*SUPPLIED MATERIAL*:
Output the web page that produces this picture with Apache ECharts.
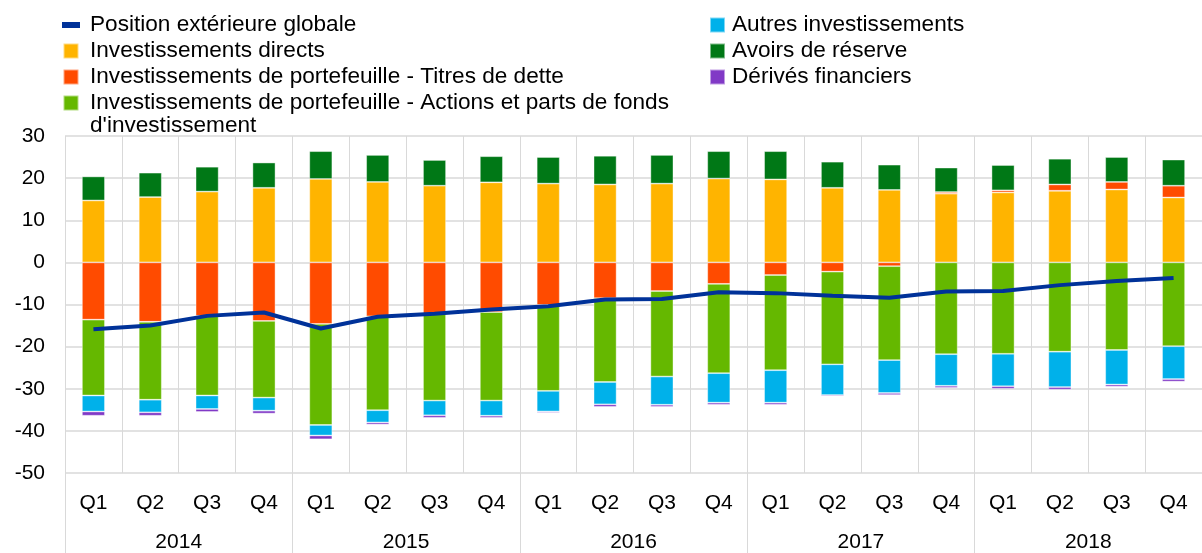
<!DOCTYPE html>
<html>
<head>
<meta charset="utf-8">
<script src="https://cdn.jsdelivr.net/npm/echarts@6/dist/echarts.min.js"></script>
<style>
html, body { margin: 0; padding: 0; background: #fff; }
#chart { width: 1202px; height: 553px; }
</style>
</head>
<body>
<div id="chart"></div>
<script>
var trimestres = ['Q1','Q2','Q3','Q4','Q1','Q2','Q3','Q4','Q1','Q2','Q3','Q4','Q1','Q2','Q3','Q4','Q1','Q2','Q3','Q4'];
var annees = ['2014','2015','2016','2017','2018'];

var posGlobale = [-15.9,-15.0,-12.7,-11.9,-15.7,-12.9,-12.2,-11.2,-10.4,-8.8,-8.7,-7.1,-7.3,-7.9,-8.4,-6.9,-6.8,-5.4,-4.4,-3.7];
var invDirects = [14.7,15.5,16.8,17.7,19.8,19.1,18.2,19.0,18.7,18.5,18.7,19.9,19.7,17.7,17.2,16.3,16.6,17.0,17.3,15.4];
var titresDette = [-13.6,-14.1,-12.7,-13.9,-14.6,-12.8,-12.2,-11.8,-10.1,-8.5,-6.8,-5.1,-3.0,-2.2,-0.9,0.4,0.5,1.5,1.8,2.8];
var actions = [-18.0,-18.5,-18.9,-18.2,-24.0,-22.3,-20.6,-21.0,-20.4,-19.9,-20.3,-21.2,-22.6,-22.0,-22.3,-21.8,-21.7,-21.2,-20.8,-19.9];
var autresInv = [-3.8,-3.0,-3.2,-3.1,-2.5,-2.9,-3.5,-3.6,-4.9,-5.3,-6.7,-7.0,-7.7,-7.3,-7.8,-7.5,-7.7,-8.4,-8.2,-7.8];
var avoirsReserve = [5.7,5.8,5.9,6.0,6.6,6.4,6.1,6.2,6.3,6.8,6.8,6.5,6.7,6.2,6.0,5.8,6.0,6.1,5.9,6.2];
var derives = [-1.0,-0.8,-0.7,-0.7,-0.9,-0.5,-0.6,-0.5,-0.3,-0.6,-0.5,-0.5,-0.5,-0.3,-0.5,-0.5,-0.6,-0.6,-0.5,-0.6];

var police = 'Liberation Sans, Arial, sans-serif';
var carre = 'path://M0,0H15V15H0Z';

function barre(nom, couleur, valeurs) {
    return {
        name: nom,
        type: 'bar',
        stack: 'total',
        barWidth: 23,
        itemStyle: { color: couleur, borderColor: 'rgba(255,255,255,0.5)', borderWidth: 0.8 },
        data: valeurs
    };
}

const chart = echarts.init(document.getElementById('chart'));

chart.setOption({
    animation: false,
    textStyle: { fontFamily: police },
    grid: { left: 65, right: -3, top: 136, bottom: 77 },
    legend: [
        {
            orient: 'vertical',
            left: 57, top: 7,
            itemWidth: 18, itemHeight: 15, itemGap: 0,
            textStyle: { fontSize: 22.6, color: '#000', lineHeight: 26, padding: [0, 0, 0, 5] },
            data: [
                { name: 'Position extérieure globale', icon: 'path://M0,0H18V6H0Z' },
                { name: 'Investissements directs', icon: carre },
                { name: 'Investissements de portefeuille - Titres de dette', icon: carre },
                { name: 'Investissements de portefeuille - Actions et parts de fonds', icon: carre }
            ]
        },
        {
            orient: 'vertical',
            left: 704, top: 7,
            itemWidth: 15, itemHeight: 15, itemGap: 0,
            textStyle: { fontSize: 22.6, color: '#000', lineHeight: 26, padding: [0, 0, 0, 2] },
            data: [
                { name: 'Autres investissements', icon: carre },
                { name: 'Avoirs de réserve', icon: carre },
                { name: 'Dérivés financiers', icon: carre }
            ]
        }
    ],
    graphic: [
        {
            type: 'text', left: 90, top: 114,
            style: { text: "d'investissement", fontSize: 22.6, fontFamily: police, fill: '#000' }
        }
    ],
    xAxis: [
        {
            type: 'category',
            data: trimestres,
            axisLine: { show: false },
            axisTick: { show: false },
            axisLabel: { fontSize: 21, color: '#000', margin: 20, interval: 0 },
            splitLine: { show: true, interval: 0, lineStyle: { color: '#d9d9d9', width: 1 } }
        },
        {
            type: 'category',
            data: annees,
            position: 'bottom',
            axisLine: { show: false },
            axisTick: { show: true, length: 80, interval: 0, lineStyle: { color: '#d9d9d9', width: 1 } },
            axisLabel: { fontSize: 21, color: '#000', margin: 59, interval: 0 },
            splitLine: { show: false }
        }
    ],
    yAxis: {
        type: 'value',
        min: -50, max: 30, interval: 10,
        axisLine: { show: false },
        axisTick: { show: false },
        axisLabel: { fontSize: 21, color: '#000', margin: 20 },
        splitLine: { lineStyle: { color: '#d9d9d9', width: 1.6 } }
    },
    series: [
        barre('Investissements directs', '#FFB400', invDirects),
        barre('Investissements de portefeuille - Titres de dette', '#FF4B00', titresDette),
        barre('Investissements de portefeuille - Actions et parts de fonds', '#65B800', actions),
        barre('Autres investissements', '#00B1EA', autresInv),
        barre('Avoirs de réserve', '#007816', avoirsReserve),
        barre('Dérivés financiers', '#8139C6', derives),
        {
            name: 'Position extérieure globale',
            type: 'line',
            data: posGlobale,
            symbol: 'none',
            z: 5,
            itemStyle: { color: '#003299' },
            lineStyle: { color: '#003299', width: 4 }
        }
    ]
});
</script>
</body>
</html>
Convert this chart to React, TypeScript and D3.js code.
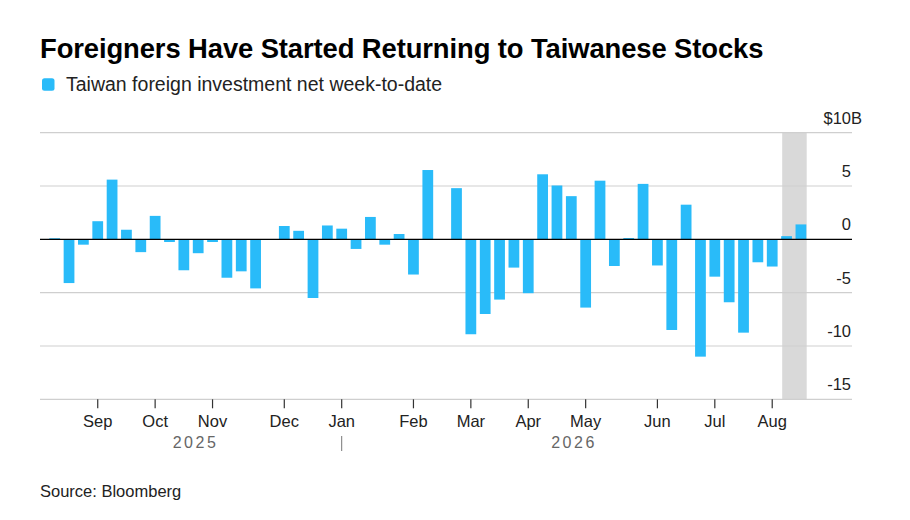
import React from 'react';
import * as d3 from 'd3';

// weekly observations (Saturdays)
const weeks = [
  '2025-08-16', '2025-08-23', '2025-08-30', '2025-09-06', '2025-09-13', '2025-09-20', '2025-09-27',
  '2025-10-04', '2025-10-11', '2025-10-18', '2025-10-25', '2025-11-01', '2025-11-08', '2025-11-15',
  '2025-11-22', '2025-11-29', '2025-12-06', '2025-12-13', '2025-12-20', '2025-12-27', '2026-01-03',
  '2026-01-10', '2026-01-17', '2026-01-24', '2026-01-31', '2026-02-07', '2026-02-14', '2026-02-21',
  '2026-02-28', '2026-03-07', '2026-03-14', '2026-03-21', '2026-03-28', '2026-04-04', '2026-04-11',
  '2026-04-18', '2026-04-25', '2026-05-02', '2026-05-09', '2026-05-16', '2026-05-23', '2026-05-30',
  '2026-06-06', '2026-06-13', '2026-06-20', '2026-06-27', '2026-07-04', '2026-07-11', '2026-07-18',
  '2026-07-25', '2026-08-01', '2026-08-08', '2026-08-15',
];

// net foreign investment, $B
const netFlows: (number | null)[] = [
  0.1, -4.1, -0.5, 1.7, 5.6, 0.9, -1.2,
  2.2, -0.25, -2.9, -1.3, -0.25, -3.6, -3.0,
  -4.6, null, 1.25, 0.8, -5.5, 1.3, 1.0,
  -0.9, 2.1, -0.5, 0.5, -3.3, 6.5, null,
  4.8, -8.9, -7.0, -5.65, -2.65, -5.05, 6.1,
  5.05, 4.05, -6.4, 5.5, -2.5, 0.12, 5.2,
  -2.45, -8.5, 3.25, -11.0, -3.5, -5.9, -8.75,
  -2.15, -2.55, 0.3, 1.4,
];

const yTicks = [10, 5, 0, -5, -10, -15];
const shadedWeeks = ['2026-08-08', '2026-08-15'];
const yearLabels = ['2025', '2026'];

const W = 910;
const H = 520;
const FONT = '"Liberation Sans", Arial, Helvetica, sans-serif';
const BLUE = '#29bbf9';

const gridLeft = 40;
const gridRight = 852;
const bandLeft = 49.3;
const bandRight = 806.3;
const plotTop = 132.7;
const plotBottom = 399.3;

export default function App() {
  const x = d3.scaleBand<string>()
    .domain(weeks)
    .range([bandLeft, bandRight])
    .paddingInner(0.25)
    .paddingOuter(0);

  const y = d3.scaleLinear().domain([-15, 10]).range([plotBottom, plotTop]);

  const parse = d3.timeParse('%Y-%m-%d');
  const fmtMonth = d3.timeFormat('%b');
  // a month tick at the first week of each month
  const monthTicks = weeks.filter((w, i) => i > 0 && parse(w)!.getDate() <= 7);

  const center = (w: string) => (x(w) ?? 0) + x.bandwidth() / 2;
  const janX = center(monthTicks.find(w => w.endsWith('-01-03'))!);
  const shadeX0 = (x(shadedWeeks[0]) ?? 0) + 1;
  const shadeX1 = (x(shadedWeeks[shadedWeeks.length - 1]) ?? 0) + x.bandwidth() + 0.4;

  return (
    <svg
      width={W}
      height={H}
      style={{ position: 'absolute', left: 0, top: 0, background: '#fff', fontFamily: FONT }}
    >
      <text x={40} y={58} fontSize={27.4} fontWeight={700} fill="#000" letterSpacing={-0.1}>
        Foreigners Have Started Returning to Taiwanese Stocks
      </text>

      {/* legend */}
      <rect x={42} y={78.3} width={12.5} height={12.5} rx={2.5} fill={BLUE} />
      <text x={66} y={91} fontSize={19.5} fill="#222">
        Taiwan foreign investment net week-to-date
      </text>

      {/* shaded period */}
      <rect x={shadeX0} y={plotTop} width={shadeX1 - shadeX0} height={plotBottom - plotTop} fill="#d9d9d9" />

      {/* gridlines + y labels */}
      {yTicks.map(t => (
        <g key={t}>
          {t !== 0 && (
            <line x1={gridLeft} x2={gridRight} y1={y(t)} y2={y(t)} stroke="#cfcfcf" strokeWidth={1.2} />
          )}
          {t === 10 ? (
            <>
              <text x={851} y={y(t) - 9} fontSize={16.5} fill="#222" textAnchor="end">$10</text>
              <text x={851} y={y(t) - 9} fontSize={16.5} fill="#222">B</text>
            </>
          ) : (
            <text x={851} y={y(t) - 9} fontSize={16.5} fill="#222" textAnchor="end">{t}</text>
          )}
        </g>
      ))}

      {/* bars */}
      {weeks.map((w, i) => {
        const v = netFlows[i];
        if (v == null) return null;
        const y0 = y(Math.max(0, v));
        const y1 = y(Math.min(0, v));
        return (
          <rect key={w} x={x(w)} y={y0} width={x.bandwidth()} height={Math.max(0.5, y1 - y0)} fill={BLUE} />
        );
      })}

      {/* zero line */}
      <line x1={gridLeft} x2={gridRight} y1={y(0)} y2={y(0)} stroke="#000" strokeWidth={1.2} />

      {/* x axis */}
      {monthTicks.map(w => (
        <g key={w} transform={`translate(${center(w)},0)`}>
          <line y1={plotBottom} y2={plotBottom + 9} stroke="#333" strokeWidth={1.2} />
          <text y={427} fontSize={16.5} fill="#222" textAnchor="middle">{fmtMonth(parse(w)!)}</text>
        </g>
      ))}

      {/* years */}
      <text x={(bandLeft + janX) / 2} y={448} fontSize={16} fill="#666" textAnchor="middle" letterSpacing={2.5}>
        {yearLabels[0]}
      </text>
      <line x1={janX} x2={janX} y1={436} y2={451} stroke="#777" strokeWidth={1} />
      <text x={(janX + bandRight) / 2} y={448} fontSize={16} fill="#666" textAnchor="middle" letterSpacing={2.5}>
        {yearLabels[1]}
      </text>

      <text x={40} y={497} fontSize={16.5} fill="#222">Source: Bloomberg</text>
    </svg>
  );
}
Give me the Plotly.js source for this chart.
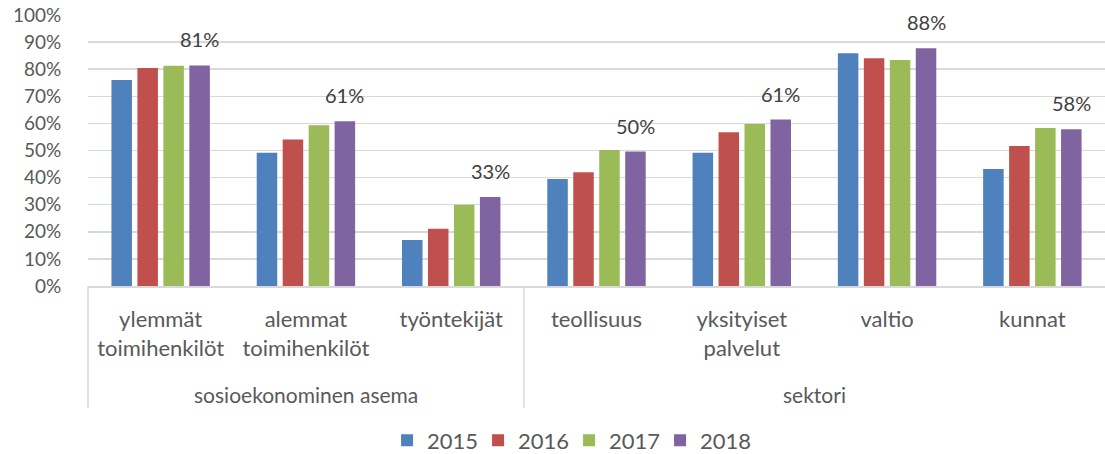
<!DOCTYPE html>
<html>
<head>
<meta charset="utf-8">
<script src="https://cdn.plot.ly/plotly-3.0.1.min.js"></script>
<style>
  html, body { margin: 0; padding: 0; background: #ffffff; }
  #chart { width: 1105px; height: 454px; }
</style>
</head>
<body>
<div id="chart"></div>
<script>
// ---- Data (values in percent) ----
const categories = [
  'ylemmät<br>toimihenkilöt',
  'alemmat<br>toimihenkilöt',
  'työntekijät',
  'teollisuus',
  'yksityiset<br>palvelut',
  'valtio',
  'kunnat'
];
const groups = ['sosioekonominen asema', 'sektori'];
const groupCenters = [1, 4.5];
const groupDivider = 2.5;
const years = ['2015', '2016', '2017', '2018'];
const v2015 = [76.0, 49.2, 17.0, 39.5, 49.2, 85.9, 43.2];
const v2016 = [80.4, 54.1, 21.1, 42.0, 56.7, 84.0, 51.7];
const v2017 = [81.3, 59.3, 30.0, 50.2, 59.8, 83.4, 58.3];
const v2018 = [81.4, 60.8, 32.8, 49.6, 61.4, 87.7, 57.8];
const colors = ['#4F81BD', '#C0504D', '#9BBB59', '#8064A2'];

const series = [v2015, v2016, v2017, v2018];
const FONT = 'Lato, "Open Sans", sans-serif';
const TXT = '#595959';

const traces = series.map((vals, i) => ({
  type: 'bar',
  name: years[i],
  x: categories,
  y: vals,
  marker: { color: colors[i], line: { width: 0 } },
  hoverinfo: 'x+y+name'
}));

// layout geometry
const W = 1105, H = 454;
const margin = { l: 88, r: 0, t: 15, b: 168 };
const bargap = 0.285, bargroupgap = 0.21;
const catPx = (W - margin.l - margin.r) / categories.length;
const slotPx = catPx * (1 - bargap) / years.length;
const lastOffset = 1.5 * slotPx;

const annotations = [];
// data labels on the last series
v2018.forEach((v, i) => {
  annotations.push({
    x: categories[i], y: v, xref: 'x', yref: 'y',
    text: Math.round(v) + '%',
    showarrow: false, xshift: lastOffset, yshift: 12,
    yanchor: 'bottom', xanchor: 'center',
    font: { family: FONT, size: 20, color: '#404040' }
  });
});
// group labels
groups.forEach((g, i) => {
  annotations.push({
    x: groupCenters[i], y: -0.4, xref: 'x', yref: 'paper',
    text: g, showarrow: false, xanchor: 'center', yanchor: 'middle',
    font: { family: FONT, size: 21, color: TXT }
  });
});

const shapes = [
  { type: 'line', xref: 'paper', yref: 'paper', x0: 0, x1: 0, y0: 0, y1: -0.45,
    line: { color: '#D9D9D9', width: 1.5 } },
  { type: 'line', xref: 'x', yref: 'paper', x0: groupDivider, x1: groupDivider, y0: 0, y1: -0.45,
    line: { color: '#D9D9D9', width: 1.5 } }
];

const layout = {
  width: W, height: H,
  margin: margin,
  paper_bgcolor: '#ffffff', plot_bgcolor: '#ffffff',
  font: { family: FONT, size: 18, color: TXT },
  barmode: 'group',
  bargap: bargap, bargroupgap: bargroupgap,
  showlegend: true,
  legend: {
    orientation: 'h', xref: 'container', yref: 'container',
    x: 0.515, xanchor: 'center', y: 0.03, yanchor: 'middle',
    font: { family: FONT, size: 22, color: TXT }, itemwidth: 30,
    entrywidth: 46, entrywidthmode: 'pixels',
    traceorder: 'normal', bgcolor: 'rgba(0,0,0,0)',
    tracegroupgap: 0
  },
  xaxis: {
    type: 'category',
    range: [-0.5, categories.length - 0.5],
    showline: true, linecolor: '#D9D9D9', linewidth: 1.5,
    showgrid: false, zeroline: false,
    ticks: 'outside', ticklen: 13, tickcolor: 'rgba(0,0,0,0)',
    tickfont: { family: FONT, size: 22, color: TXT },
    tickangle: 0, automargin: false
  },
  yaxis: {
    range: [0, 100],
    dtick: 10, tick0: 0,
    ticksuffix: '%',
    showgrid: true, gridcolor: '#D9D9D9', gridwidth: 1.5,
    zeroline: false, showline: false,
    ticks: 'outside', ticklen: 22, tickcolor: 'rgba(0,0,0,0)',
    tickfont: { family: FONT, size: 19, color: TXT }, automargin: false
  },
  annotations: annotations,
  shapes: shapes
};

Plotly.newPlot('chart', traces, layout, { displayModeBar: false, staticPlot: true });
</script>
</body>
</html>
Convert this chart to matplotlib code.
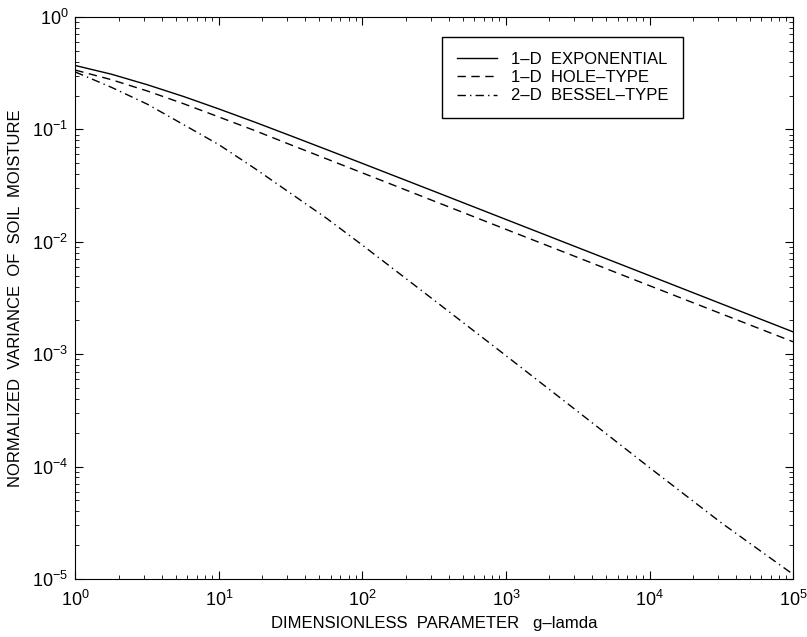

*EXERCISE DETAILS*: Print the data above verbatim from the first line through the line holding "const chart = echarts.init(document.getElementById('chart'));", leaving every picture out.

*TASK RESULT*:
Output the web page that produces this picture with Apache ECharts.
<!DOCTYPE html>
<html>
<head>
<meta charset="utf-8">
<script src="https://cdn.jsdelivr.net/npm/echarts@6/dist/echarts.min.js"></script>
<style>
html, body { margin: 0; padding: 0; background: #fff; }
#chart { width: 1202px; height: 553px; }
</style>
</head>
<body>
<div id="chart"></div>
<script>
var trimestres = ['Q1','Q2','Q3','Q4','Q1','Q2','Q3','Q4','Q1','Q2','Q3','Q4','Q1','Q2','Q3','Q4','Q1','Q2','Q3','Q4'];
var annees = ['2014','2015','2016','2017','2018'];

var posGlobale = [-15.9,-15.0,-12.7,-11.9,-15.7,-12.9,-12.2,-11.2,-10.4,-8.8,-8.7,-7.1,-7.3,-7.9,-8.4,-6.9,-6.8,-5.4,-4.4,-3.7];
var invDirects = [14.7,15.5,16.8,17.7,19.8,19.1,18.2,19.0,18.7,18.5,18.7,19.9,19.7,17.7,17.2,16.3,16.6,17.0,17.3,15.4];
var titresDette = [-13.6,-14.1,-12.7,-13.9,-14.6,-12.8,-12.2,-11.8,-10.1,-8.5,-6.8,-5.1,-3.0,-2.2,-0.9,0.4,0.5,1.5,1.8,2.8];
var actions = [-18.0,-18.5,-18.9,-18.2,-24.0,-22.3,-20.6,-21.0,-20.4,-19.9,-20.3,-21.2,-22.6,-22.0,-22.3,-21.8,-21.7,-21.2,-20.8,-19.9];
var autresInv = [-3.8,-3.0,-3.2,-3.1,-2.5,-2.9,-3.5,-3.6,-4.9,-5.3,-6.7,-7.0,-7.7,-7.3,-7.8,-7.5,-7.7,-8.4,-8.2,-7.8];
var avoirsReserve = [5.7,5.8,5.9,6.0,6.6,6.4,6.1,6.2,6.3,6.8,6.8,6.5,6.7,6.2,6.0,5.8,6.0,6.1,5.9,6.2];
var derives = [-1.0,-0.8,-0.7,-0.7,-0.9,-0.5,-0.6,-0.5,-0.3,-0.6,-0.5,-0.5,-0.5,-0.3,-0.5,-0.5,-0.6,-0.6,-0.5,-0.6];

var police = 'Liberation Sans, Arial, sans-serif';
var carre = 'path://M0,0H15V15H0Z';

function barre(nom, couleur, valeurs) {
    return {
        name: nom,
        type: 'bar',
        stack: 'total',
        barWidth: 23,
        itemStyle: { color: couleur, borderColor: 'rgba(255,255,255,0.5)', borderWidth: 0.8 },
        data: valeurs
    };
}

const chart = echarts.init(document.getElementById('chart'));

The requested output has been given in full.